- The most basic ab exercise equipment helps you perform an abdominal crunch or sit-up. The ab exercise equipment is a flat weight bench with pads at one end to hold your feet still. While the feet are immobilized, you lie down then sit up again using only your abdominal muscles to pull you up. Beginners do this with no resistance other than their own body weight. More advanced athletes adjust the ab crunch equipment so that their feet are higher than their head. Gravity provides extra resistance.
- A more advanced piece of ab exercise equipment adds weight resistance to the abdominal crunch exercise. This ab exercise equipment starts you in a seated position. There is either a padded bar pressed against your chest or a pair of handles hanging down from behind your head that you hold with both hands. The ab exercise is performed by bending the upper body toward the knees. Resistance is provided by a weight stack that can be adjusted to the individual person.
- Muscles on the side of the belly, known as the external abdominal oblique muscles, are worked with twisting ab exercise equipment. The exercise starts in a seated position with the legs and hips immobilized. Your arms hold the padded arms of the ab exercise equipment that wrap around your sides. The upper body is then twisted from one side then the other. Resistance is provided by an adjustable weight stack.
- Many types of portable ab exercise equipment claim to tighten your stomach. Their effectiveness largely depends on how much and how effectively you use them. There is home ab exercise equipment that helps you perform abdominal crunches by supporting your back or head. There are others that act as compression devices that are squeezed between the chest and thighs. Exercise balls are widely used to help with ab exercises. The giant blown up spheres pad the lower back during crunches and act as support for the legs while performing abdominal lifts. Since they are round, the body is also forced to stabilize the ball and work harder.

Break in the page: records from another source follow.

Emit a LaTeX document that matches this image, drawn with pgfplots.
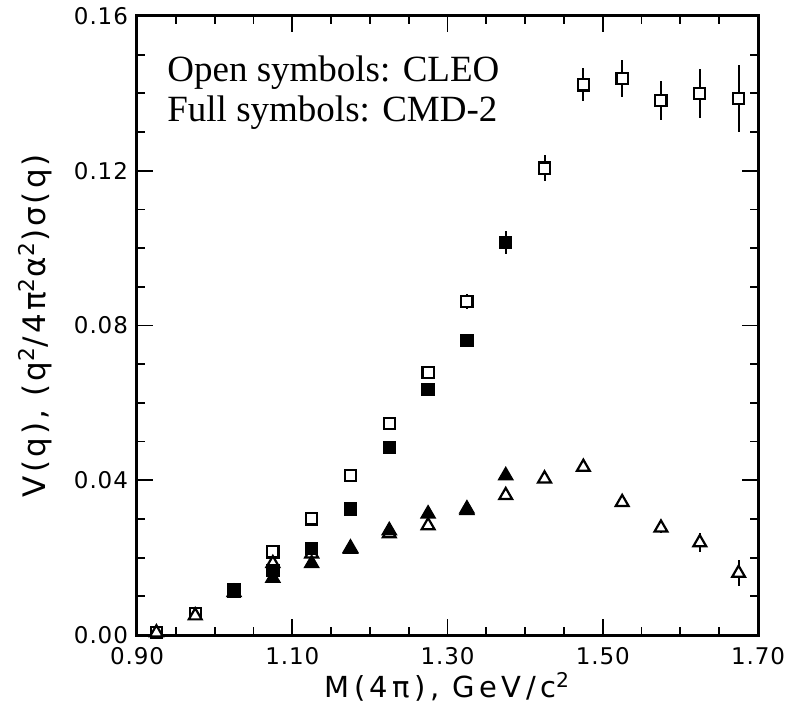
\documentclass[border=0pt]{standalone}
\usepackage{fontspec}
\setmainfont{DejaVu Sans}
\newfontfamily\tickfont[LetterSpace=4]{DejaVu Sans}
\newfontfamily\labfont[LetterSpace=10]{DejaVu Sans}
\newfontfamily\xlabfont[LetterSpace=15]{DejaVu Sans}
\newfontfamily\seriffont{Liberation Serif}
\usepackage{pgfplots}
\pgfplotsset{compat=1.18}
\begin{document}
\begin{tikzpicture}
\useasboundingbox (-68.5pt,-38.5pt) rectangle (332pt,317.5pt);
\begin{axis}[
  scale only axis, width=310.5pt, height=309.5pt,
  xmin=0.9, xmax=1.7, ymin=0, ymax=0.16,
  xtick={0.9,1.1,1.3,1.5,1.7}, minor x tick num=3,
  ytick={0,0.04,0.08,0.12,0.16}, minor y tick num=3,
  scaled ticks=false,
  tick align=inside,
  major tick length=8pt, minor tick length=4pt,
  every tick/.style={black, line width=0.9pt},
  axis line style={line width=1.5pt},
  /pgf/number format/.cd, fixed, fixed zerofill, precision=2, assume math mode=true,
  /pgfplots/.cd,
  tick label style={font=\tickfont\fontsize{11.5}{13}\selectfont},
  xticklabel style={inner sep=1pt, yshift=-5pt},
  yticklabel style={xshift=-1pt},
  xlabel={M(4π), GeV/c\textsuperscript{2}},
  ylabel={V(q), (q\textsuperscript{2}/4π\textsuperscript{2}α\textsuperscript{2})σ(q)},
  ylabel style={font=\labfont\fontsize{15.5}{18}\selectfont, at={(axis description cs:-0.1643,0.5)}, anchor=center, rotate=0},
  xlabel style={font=\xlabfont\fontsize{14.5}{17}\selectfont, at={(axis description cs:0.5,-0.1017)}, anchor=base, inner sep=0pt},
  clip=false,
  error bars/y dir=both, error bars/y explicit,
  error bars/error mark=none,
  error bars/error bar style={black, line width=1pt},
]
% CLEO open squares
\addplot[only marks, mark=square*, mark size=2.8pt, mark options={draw=black, fill=white, line width=1.1pt}]
coordinates {
(0.925,0.0006) +- (0,0.0003)
(0.975,0.0055) +- (0,0.0006)
(1.025,0.0118) +- (0,0.0005)
(1.075,0.0215) +- (0,0.0005)
(1.125,0.0300) +- (0,0.0005)
(1.175,0.0412) +- (0,0.0005)
(1.225,0.0546) +- (0,0.0006)
(1.275,0.0678) +- (0,0.0010)
(1.325,0.0862) +- (0,0.0020)
(1.375,0.1015) +- (0,0.0025)
(1.425,0.1207) +- (0,0.0034)
(1.475,0.1422) +- (0,0.0043)
(1.525,0.1438) +- (0,0.0047)
(1.575,0.1381) +- (0,0.0051)
(1.625,0.1400) +- (0,0.0064)
(1.675,0.1387) +- (0,0.0086)
};
% CLEO open triangles
\addplot[only marks, mark=triangle*, mark size=3.7pt, mark options={draw=black, fill=white, line width=1.1pt}]
coordinates {
(0.925,0.0006) +- (0,0.0003)
(0.975,0.0050) +- (0,0.0005)
(1.025,0.0110) +- (0,0.0005)
(1.075,0.0185) +- (0,0.0005)
(1.125,0.0210) +- (0,0.0005)
(1.175,0.0225) +- (0,0.0005)
(1.225,0.0262) +- (0,0.0005)
(1.275,0.0283) +- (0,0.0005)
(1.325,0.0322) +- (0,0.0005)
(1.375,0.0361) +- (0,0.0006)
(1.425,0.0404) +- (0,0.0007)
(1.475,0.0434) +- (0,0.0009)
(1.525,0.0343) +- (0,0.0010)
(1.575,0.0277) +- (0,0.0013)
(1.625,0.0239) +- (0,0.0025)
(1.675,0.0160) +- (0,0.0033)
};
% CMD-2 full squares
\addplot[only marks, mark=square*, mark size=2.8pt, mark options={draw=black, fill=black, line width=1.1pt}]
coordinates {
(1.025,0.0112) +- (0,0.0004)
(1.075,0.0166) +- (0,0.0005)
(1.125,0.0224) +- (0,0.0005)
(1.175,0.0326) +- (0,0.0006)
(1.225,0.0484) +- (0,0.0008)
(1.275,0.0634) +- (0,0.0010)
(1.325,0.0761) +- (0,0.0012)
(1.375,0.1015) +- (0,0.0029)
};
% CMD-2 full triangles
\addplot[only marks, mark=triangle*, mark size=3.7pt, mark options={draw=black, fill=black, line width=1.1pt}]
coordinates {
(1.075,0.0147) +- (0,0.0004)
(1.125,0.0185) +- (0,0.0005)
(1.175,0.0222) +- (0,0.0005)
(1.225,0.0270) +- (0,0.0006)
(1.275,0.0313) +- (0,0.0007)
(1.325,0.0326) +- (0,0.0007)
(1.375,0.0412) +- (0,0.0009)
};
\node[anchor=base west, font=\seriffont\fontsize{18.5}{22}\selectfont, inner sep=0pt] at (rel axis cs:0.0483,0.8934) {Open symbols: CLEO};
\node[anchor=base west, font=\seriffont\fontsize{18.5}{22}\selectfont, inner sep=0pt] at (rel axis cs:0.0483,0.8288) {Full symbols: CMD-2};
\end{axis}
\end{tikzpicture}
\end{document}
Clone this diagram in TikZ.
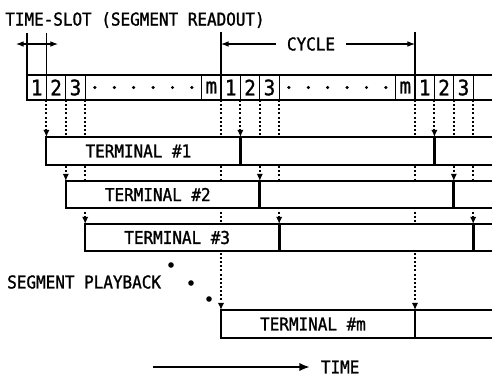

- Ab exercise equipment will make your abdominal muscles stronger, but it won't necessarily make them look better. The abdominal muscles are covered by fat. The only way to see them better is to lose that fat. This involves significant weight loss. Many highly trained athletes with strong abs do not have well defined abdominal muscles because it is impractical to maintain a body fat ratio that low. It is especially difficult for women who naturally have more body fat.